Generally, a conventional piano is designed to have an ample space to accommodate the actuators for the automatic performance at accurate positions but not designed to compactly incorporate the solenoid actuators in the space. Accordingly, to incorporate the solenoid actuators for effecting automatic performance, the construction becomes complicate and expensive and the size becomes large.

Accordingly, it is the principal object of this invention to provide an improved solenoid actuator for use in a musical keyboard which is compact in construction and can readily be accommodated in a narrow space.

Another object of this invention is to provide a solenoid actuator for use in a musical keyboard having a unit construction and can be simply assembled.

Still another object of this invention is to provide a solenoid actuator for use in a musical keyboard capable of increasing a thrust force generated by the solenoid actuator.

Briefly stated, according to this invention these objects can be accomplished by disposing electromagnetic switches for actuating a plurality of keys mounted on a key bed through seesaw mechanisms.

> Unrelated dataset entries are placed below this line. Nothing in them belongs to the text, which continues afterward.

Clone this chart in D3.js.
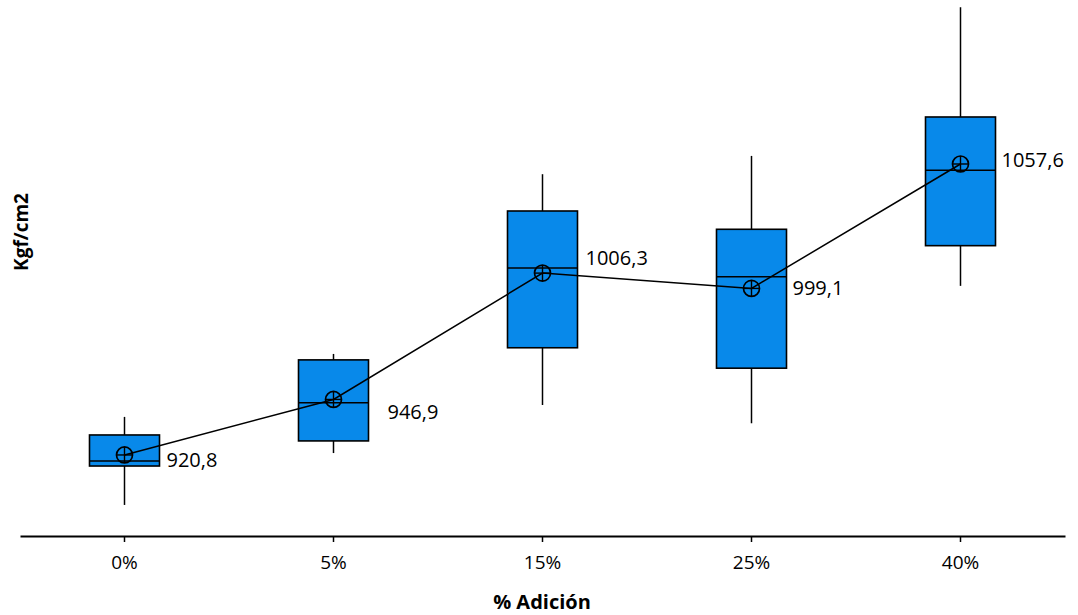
<!DOCTYPE html>
<html>
<head>
<meta charset="utf-8">
<script src="https://cdn.jsdelivr.net/npm/d3@7"></script>
<style>
  body { margin: 0; background: #fff; }
  text { font-family: "Open Sans", sans-serif; }
</style>
</head>
<body>
<div id="chart"></div>
<script>
// data
var categories = ["0%", "5%", "15%", "25%", "40%"];
var whiskerLow  = [897.3, 921.7, 944.3, 935.7, 1000.3];
var q1          = [915.6, 927.4, 971.2, 961.6, 1019.2];
var medians     = [918.0, 945.4, 1008.7, 1004.6, 1054.6];
var q3          = [930.2, 965.5, 1035.5, 1026.9, 1079.7];
var whiskerHigh = [938.7, 968.3, 1052.8, 1061.4, 1131.3];
var means       = [920.8, 946.9, 1006.3, 999.1, 1057.6];
var meanLabels  = ["920,8", "946,9", "1006,3", "999,1", "1057,6"];

var width = 1078, height = 615;

var svg = d3.select("#chart")
  .append("svg")
  .attr("width", width)
  .attr("height", height);

// x scale
var x = d3.scaleBand()
  .domain(categories)
  .range([20, 1065])
  .padding(0);

// y scale (no axis drawn)
var y = d3.scaleLinear()
  .domain([882.7, 1134.7])
  .range([536, 0]);

var boxW = 70;

var data = categories.map(function(c, i) {
  return {cat: c, lo: whiskerLow[i], q1: q1[i], med: medians[i], q3: q3[i],
          hi: whiskerHigh[i], mean: means[i], label: meanLabels[i]};
});

var cx = function(d) { return x(d.cat) + x.bandwidth() / 2; };

var g = svg.append("g");

// whiskers
g.selectAll(".wlo").data(data).enter().append("line")
  .attr("x1", cx).attr("x2", cx)
  .attr("y1", function(d) { return y(d.lo); })
  .attr("y2", function(d) { return y(d.q1); })
  .attr("stroke", "#000").attr("stroke-width", 1.5);

g.selectAll(".whi").data(data).enter().append("line")
  .attr("x1", cx).attr("x2", cx)
  .attr("y1", function(d) { return y(d.q3); })
  .attr("y2", function(d) { return y(d.hi); })
  .attr("stroke", "#000").attr("stroke-width", 1.5);

// boxes
g.selectAll("rect").data(data).enter().append("rect")
  .attr("x", function(d) { return cx(d) - boxW / 2; })
  .attr("y", function(d) { return y(d.q3); })
  .attr("width", boxW)
  .attr("height", function(d) { return y(d.q1) - y(d.q3); })
  .attr("fill", "#0889ea")
  .attr("stroke", "#000")
  .attr("stroke-width", 1.6);

// medians
g.selectAll(".med").data(data).enter().append("line")
  .attr("x1", function(d) { return cx(d) - boxW / 2; })
  .attr("x2", function(d) { return cx(d) + boxW / 2; })
  .attr("y1", function(d) { return y(d.med); })
  .attr("y2", function(d) { return y(d.med); })
  .attr("stroke", "#000").attr("stroke-width", 1.5);

// mean line
g.append("path")
  .datum(data)
  .attr("fill", "none")
  .attr("stroke", "#000")
  .attr("stroke-width", 1.5)
  .attr("d", d3.line()
    .x(cx)
    .y(function(d) { return y(d.mean); }));

// mean markers (circle with cross)
var r = 8;
var mk = g.selectAll(".mk").data(data).enter().append("g")
  .attr("transform", function(d) { return "translate(" + cx(d) + "," + y(d.mean) + ")"; });
mk.append("circle").attr("r", r).attr("fill", "none").attr("stroke", "#000").attr("stroke-width", 1.7);
mk.append("line").attr("x1", -r).attr("x2", r).attr("stroke", "#000").attr("stroke-width", 1.4);
mk.append("line").attr("y1", -r).attr("y2", r).attr("stroke", "#000").attr("stroke-width", 1.4);

// mean labels, nudged like the original
var nudge = [[7, 5], [19, 13], [8, -15], [6, 0], [6, -4]];
g.selectAll(".ml").data(data).enter().append("text")
  .attr("x", function(d, i) { return cx(d) + boxW / 2 + nudge[i][0]; })
  .attr("y", function(d, i) { return y(d.mean) + nudge[i][1]; })
  .attr("dy", "0.35em")
  .attr("font-size", "20px")
  .attr("fill", "#000")
  .text(function(d) { return d.label; });

// x axis
var xAxis = svg.append("g")
  .attr("transform", "translate(0,536)")
  .call(d3.axisBottom(x).tickSize(6).tickSizeOuter(0).tickPadding(14));
xAxis.select(".domain").attr("stroke-width", 2);
xAxis.selectAll(".tick line").attr("stroke-width", 1.5);
xAxis.selectAll("text")
  .attr("font-size", "19px")
  .attr("font-family", "Open Sans, sans-serif")
  .attr("fill", "#000");

// axis titles
svg.append("text")
  .attr("x", 542)
  .attr("y", 609)
  .attr("text-anchor", "middle")
  .attr("font-size", "20px")
  .attr("font-weight", "bold")
  .text("% Adición");

svg.append("text")
  .attr("transform", "translate(28,232) rotate(-90)")
  .attr("text-anchor", "middle")
  .attr("font-size", "19px")
  .attr("font-weight", "bold")
  .text("Kgf/cm2");
</script>
</body>
</html>
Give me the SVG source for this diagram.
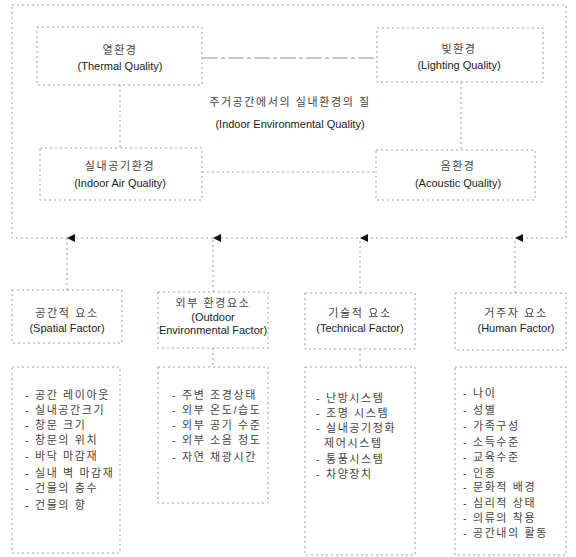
<svg xmlns="http://www.w3.org/2000/svg" width="576" height="557" viewBox="0 0 576 557">
<defs>
<style>
.box{fill:none;stroke:#a0a0a0;stroke-width:1;stroke-dasharray:2 3}
.ln{fill:none;stroke:#a0a0a0;stroke-width:1;stroke-dasharray:2 3}
.solid{fill:none;stroke:#909090;stroke-width:1.2;stroke-dasharray:16 3 4 3}
text{font-family:"Liberation Sans","Noto Sans CJK KR",sans-serif;font-size:11px;fill:#222}
.ko{fill:#444;letter-spacing:1.6px}
.c{text-anchor:middle}
</style>
<marker id="ah" viewBox="0 0 8 8" refX="4" refY="0" markerWidth="8" markerHeight="8" orient="auto" markerUnits="userSpaceOnUse">
<path d="M0,8 L4,0 L8,8 Z" fill="#111"/>
</marker>
</defs>
<rect width="576" height="557" fill="#fff"/>

<g id="outer">
<rect class="box" x="12" y="5" width="554" height="233"/>
<text class="c ko" x="290" y="106">주거공간에서의 실내환경의 질</text>
<text class="c" x="290" y="128">(Indoor Environmental Quality)</text>
</g>

<g id="connectors">
<line class="solid" x1="202" y1="58" x2="377" y2="58"/>
<line class="ln" x1="120" y1="85" x2="120" y2="148"/>
<line class="ln" x1="461" y1="82" x2="461" y2="150"/>
<line class="ln" x1="202" y1="172" x2="376" y2="172"/>
<line class="ln" x1="67" y1="290" x2="67" y2="238" marker-end="url(#ah)"/>
<line class="ln" x1="213" y1="292" x2="213" y2="238" marker-end="url(#ah)"/>
<line class="ln" x1="360" y1="293" x2="360" y2="238" marker-end="url(#ah)"/>
<line class="ln" x1="515" y1="293" x2="515" y2="238" marker-end="url(#ah)"/>
<line class="ln" x1="213" y1="348" x2="213" y2="367"/>
<line class="ln" x1="360" y1="349" x2="360" y2="367"/>
</g>

<g id="thermal">
<rect class="box" x="37" y="27" width="165" height="58"/>
<text class="c ko" x="120" y="54">열환경</text>
<text class="c" x="120" y="70">(Thermal Quality)</text>
</g>
<g id="lighting">
<rect class="box" x="377" y="28" width="166" height="54"/>
<text class="c ko" x="459" y="53">빛환경</text>
<text class="c" x="459" y="69">(Lighting Quality)</text>
</g>
<g id="indoorair">
<rect class="box" x="40" y="148" width="162" height="52"/>
<text class="c ko" x="120" y="170">실내공기환경</text>
<text class="c" x="120" y="187">(Indoor Air Quality)</text>
</g>
<g id="acoustic">
<rect class="box" x="376" y="150" width="159" height="50"/>
<text class="c ko" x="458" y="170">음환경</text>
<text class="c" x="458" y="187">(Acoustic Quality)</text>
</g>

<g id="spatial">
<rect class="box" x="12" y="290" width="110" height="53"/>
<text class="c ko" x="67" y="317">공간적 요소</text>
<text class="c" x="67" y="332">(Spatial Factor)</text>
</g>
<g id="outdoor">
<rect class="box" x="158" y="292" width="110" height="56"/>
<text class="c ko" x="213" y="307">외부 환경요소</text>
<text class="c" x="213" y="321">(Outdoor</text>
<text class="c" x="213" y="334">Environmental Factor)</text>
</g>
<g id="technical">
<rect class="box" x="305" y="293" width="110" height="56"/>
<text class="c ko" x="360" y="317">기술적 요소</text>
<text class="c" x="360" y="332">(Technical Factor)</text>
</g>
<g id="human">
<rect class="box" x="455" y="293" width="111" height="57"/>
<text class="c ko" x="516" y="317">거주자 요소</text>
<text class="c" x="516" y="332">(Human Factor)</text>
</g>

<g id="spatial-list">
<rect class="box" x="12" y="367" width="108" height="186"/>
<text class="ko" x="25" y="399">- 공간 레이아웃</text>
<text class="ko" x="25" y="414">- 실내공간크기</text>
<text class="ko" x="25" y="429">- 창문 크기</text>
<text class="ko" x="25" y="444">- 창문의 위치</text>
<text class="ko" x="25" y="460">- 바닥 마감재</text>
<text class="ko" x="25" y="477">- 실내 벽 마감재</text>
<text class="ko" x="25" y="492">- 건물의 층수</text>
<text class="ko" x="25" y="509">- 건물의 향</text>
</g>
<g id="outdoor-list">
<rect class="box" x="158" y="367" width="110" height="136"/>
<text class="ko" x="172" y="399">- 주변 조경상태</text>
<text class="ko" x="172" y="414">- 외부 온도/습도</text>
<text class="ko" x="172" y="429">- 외부 공기 수준</text>
<text class="ko" x="172" y="444">- 외부 소음 정도</text>
<text class="ko" x="172" y="461">- 자연 채광시간</text>
</g>
<g id="technical-list">
<rect class="box" x="305" y="367" width="110" height="188"/>
<text class="ko" x="316" y="402">- 난방시스템</text>
<text class="ko" x="316" y="417">- 조명 시스템</text>
<text class="ko" x="316" y="432">- 실내공기정화</text>
<text class="ko" x="324" y="447">제어시스템</text>
<text class="ko" x="316" y="463">- 통풍시스템</text>
<text class="ko" x="316" y="478">- 차양장치</text>
</g>
<g id="human-list">
<rect class="box" x="455" y="367" width="111" height="188"/>
<text class="ko" x="463" y="397">- 나이</text>
<text class="ko" x="463" y="414">- 성별</text>
<text class="ko" x="463" y="430">- 가족구성</text>
<text class="ko" x="463" y="446">- 소득수준</text>
<text class="ko" x="463" y="461">- 교육수준</text>
<text class="ko" x="463" y="477">- 인종</text>
<text class="ko" x="463" y="491">- 문화적 배경</text>
<text class="ko" x="463" y="507">- 심리적 상태</text>
<text class="ko" x="463" y="522">- 의류의 착용</text>
<text class="ko" x="463" y="537">- 공간내의 활동</text>
</g>
</svg>
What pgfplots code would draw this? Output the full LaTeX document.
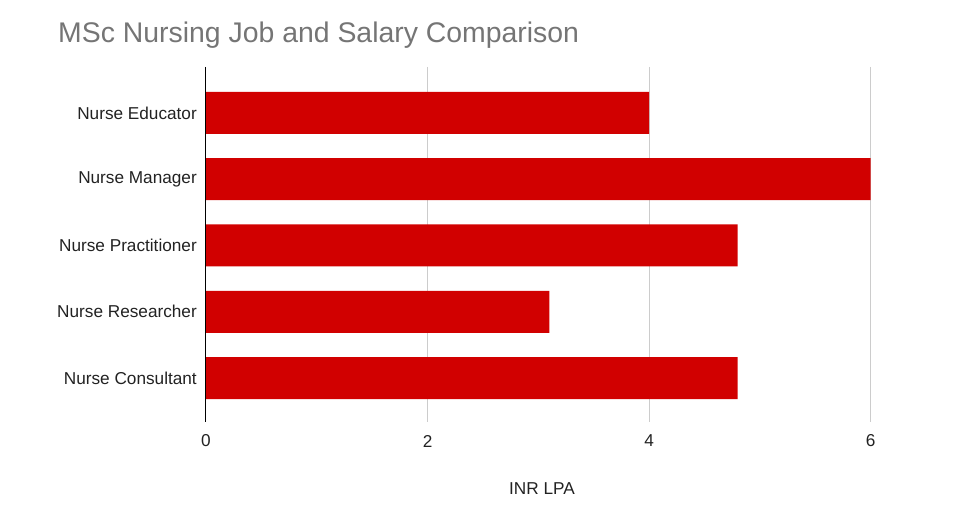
\documentclass[border=0pt]{standalone}
\usepackage{pgfplots}
\pgfplotsset{compat=1.18}
\usepackage{fontspec}
\setmainfont{Liberation Sans}
\definecolor{barred}{RGB}{209,0,0}
\definecolor{titlegrey}{RGB}{117,117,117}
\definecolor{gridgrey}{RGB}{204,204,204}
\definecolor{labelcol}{RGB}{34,34,34}
\begin{document}
\begin{tikzpicture}[x=1pt,y=1pt]
\useasboundingbox (0,0) rectangle (962,517);
\node[anchor=base west, text=titlegrey, font=\fontsize{28.4}{32}\selectfont, inner sep=0] at (58,474) {MSc Nursing Job and Salary Comparison};
\begin{axis}[at={(206pt,95pt)}, anchor=south west, scale only axis,
  width=720pt, height=355pt,
  xbar, bar width=42pt,
  xmin=0, xmax=6.5, ymin=0.306, ymax=5.664, y dir=reverse,
  ytick={1,2,3,4,5},
  yticklabels={Nurse Educator, Nurse Manager, Nurse Practitioner, Nurse Researcher, Nurse Consultant},
  xtick={0,2,4,6},
  xmajorgrids, grid style={gridgrey, line width=1pt},
  axis line style={draw=none},
  major tick length=0pt,
  /pgf/number format/assume math mode=true,
  ticklabel style={font=\fontsize{17.2}{20}\selectfont, text=labelcol, inner sep=0pt},
  xticklabel style={anchor=center, yshift=-19pt},
  yticklabel style={anchor=east, xshift=-9pt},
  clip=false,
]
\addplot[fill=barred, draw=none] coordinates {(4.0,1) (6.0,2) (4.8,3) (3.1,4) (4.8,5)};
\draw[black, line width=1pt] (axis cs:0,0.306) -- (axis cs:0,5.664);
\end{axis}
\node[font=\fontsize{17.2}{20}\selectfont, text=labelcol] at (542,28) {INR LPA};
\end{tikzpicture}
\end{document}
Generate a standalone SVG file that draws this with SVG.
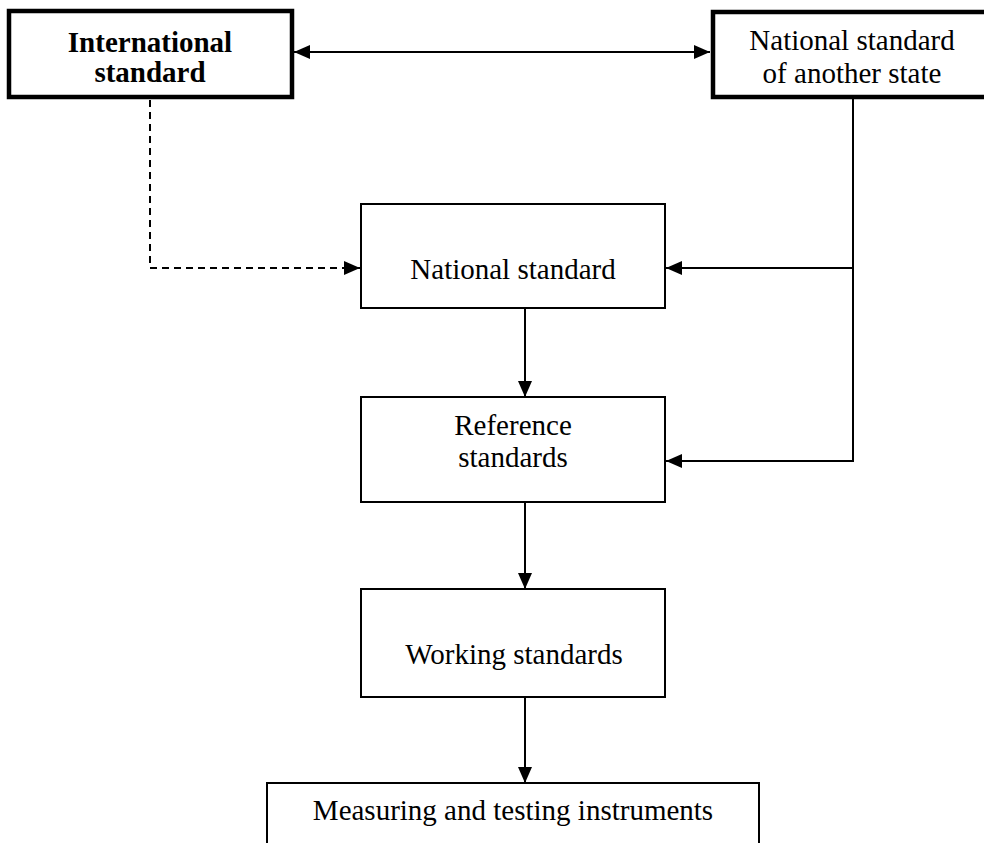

According to this invention, there is provided a solenoid actuator for use in a musical keyboard of the type comprising a key bed and a plurality of keys mounted on the key bed through seesaw mechanisms, characterized in that a plurality of electromagnetic actuators are disposed between the key bed and the keys for independently actuating the keys.

In the accompanying drawings:

FIG. 1 is a view, partly in section and in a block form, showing the basic construction of a key switch structure for the automatic performance of a keyboard instrument and automatic performance apparatus;

FIG. 2 is a side view, partly in section, showing another embodiment of a keyboard incorporated with a solenoid actuator according to this invention;

FIG. 3 is an exploded perspective view of the solenoid actuator shown in FIG. 2;

FIG. 4 is a side view, partly in section showing still another embodiment of a keyboard provided with the solenoid actuator according to this invention; and

FIG. 5 is an exploded perspective view showing the solenoid actuator shown in FIG. 4.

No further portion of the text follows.